Vince explained that most media companies don’t have formal product development orientation, but there are matrices that Trusted Media Brands use to determine whether products are viable or not. The company’s key question was: “how do you take the large audience coming to the company’s websites and then develop things to sell to them?”
Vince stressed that a flexible, agile, customer-centric approach was what has worked best for Trusted Media Brands.
He encouraged companies to “design the product or services with a specific human in mind, rather than a generic customer.” He also added that companies needed to move quickly in bringing things to market. He said that the idea of the MVP (minimum viable product) can work really in the media – starting with something like a landing page. Vince suggested it is a good way to get a quick reaction to an idea.
Vince also stressed the importance of ongoing discussions between the product development team and the engineering team, as well as the centrality of Growth Hacking with companies reacting quickly to incoming data.
Vince acknowledged that it is not easy to introduce this type of system as they entail a degree of cultural change within a company.
He then ran through a series of innovations that his brands have delivered. For the brand Family Handyman, the company was able to digitise detailed construction plans that had been included in the print magazine and then charge for them.
Another example was an SIP for Reader’s Digest, which curated the most popular online health content. It became one of the company’s best selling one-off magazines ever.
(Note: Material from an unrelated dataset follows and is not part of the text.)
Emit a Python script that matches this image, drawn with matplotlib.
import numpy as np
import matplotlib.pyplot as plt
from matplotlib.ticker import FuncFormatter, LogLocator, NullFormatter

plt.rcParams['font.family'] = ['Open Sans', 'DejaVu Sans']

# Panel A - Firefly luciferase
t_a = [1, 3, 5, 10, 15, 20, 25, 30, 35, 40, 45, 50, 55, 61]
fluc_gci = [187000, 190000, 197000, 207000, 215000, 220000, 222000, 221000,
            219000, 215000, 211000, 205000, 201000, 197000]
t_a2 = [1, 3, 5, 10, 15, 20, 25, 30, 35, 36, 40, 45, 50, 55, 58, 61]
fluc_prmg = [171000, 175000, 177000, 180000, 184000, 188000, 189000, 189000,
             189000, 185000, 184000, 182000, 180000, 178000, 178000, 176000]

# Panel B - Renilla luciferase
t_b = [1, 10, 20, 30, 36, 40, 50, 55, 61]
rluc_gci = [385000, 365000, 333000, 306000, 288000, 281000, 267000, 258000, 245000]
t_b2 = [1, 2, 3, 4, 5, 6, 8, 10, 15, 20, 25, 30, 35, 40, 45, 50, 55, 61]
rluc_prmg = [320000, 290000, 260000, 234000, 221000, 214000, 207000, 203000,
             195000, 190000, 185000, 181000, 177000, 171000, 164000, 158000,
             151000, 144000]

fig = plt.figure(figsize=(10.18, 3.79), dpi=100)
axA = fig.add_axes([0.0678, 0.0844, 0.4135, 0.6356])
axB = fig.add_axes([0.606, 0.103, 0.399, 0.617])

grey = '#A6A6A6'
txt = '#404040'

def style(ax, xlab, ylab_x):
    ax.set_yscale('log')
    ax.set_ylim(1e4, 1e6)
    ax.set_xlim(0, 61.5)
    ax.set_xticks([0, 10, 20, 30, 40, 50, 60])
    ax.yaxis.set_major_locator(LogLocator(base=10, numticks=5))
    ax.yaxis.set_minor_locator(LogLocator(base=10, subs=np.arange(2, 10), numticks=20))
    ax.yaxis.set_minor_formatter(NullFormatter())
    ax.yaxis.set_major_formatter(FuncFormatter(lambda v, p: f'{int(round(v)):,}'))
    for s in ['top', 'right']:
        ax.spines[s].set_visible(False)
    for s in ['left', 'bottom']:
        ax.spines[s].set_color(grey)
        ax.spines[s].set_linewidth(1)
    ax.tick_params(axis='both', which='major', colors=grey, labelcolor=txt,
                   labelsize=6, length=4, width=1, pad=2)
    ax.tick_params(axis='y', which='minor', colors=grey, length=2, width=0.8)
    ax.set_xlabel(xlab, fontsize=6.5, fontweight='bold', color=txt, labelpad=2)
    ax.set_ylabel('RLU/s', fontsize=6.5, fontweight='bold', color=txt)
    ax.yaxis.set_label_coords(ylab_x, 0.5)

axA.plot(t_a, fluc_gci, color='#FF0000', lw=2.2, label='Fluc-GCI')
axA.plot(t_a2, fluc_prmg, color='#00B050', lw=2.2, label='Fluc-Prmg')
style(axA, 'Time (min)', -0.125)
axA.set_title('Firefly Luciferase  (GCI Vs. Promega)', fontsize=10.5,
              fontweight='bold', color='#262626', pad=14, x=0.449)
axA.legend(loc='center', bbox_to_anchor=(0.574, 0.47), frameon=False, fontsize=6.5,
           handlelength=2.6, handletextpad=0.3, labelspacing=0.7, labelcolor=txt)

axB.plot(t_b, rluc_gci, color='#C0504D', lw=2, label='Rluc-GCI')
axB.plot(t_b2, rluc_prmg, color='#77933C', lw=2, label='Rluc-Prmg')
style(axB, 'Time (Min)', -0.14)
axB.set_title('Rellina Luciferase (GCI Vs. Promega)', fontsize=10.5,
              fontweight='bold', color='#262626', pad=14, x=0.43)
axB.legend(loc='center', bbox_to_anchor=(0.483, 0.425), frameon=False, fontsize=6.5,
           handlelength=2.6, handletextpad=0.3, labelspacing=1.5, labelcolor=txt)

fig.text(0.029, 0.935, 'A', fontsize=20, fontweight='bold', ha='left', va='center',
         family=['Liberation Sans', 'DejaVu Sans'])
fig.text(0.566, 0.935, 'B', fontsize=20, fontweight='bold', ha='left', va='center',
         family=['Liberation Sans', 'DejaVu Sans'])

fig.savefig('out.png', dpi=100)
“The third example is an online learning product that we launched,” added Vince. “We took mostly existing print and digital material and did a mashup, putting it online behind a paywall and allowed people to subscribe to a series of classes. We ran them for two of our titles – Family Handyman and Taste at Home.”
The project initially floundered and didn’t make any money, so Vince had to find a way to make it work.
“We did an audit and discovered that the traditional ‘waterfall approach’ to product development was too slow in this instance. We had created a whole body of videos to to launch the courses, and we didn’t launch the course until the videos were all 100 per cent ready. Our market research lead to errors as to who we thought might buy the product and this was reflected in the content of the videos.
“With the Taste at Home project, our videos looked like free YouTube content. There is a lot of content out there in the space, so we needed to differentiate our output.”
Also, as Vince discovered, the content was aimed at the wrong market sectors. “We initially aimed at beginners. However, the readers of Family Handyman are not beginners, but highly skilled, so they weren’t engaging with our content.”
“We adopted an agile approach and we shut down the Taste At Home. We used Facebook, created differentiated price models, offered premium courses with live instructors, developed new subscription models and more. Crucially, there was much more live testing of benefits, targeting etc and this enabled us to build a business model that was based on what was happening.”
Vince reported that by year two the project was close to breaking even and by year four it was turning a healthy profit. The courses had a knock-on effect of encouraging sales of books and magazines. It also lead to the creation of Handyman Insider, a membership programme.